Intanto, ci sono da segnalare due atti destinati ad avere un seguito nei rapporti tra gli Stati. Il primo, già accennato nella scorsa edizione, è la rinuncia di Obama allo scudo spaziale nella Repubblica Ceca e in Polonia. Questa decisione ha rasserenato il dialogo tra Usa e Russia, con la possibilità di coinvolgere quest’ultima negli sforzi contro il terrorismo in Afghanistan, ma ha lasciato l’amaro in bocca alla Polonia e alla Repubblica Ceca, che già hanno sperimentato l’imperialismo sovietico ai loro danni. Questi Stati giustamente chiedono all’America una forma di protezione contro le mire russe.

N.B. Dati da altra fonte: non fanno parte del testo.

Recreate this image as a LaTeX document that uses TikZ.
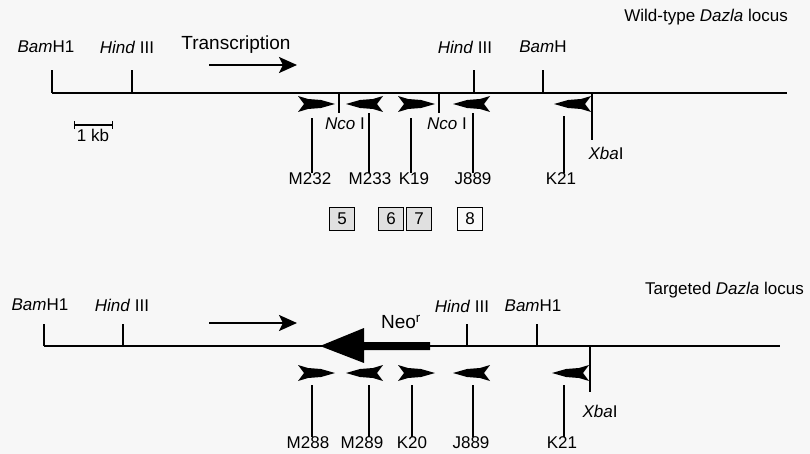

Il secondo atto proviene da politici e intellettuali di vari Paesi che chiedono all’Unione Europea di difendere la Georgia e la sua sovranità violata dalla Russia che ha occupato di fatto territori appartenenti alla Georgia stessa. I firmatari dell’appello paventano un espansionismo della Russia ai danni di Paesi confinanti indifesi. Non a caso nell’appello si fa riferimento al Patto Ribbentroff-Molotov e agli accordi di Monaco che prefigurarono l’invasione ai danni della Polonia. L’appello invita a non dimenticare le lezioni della Storia.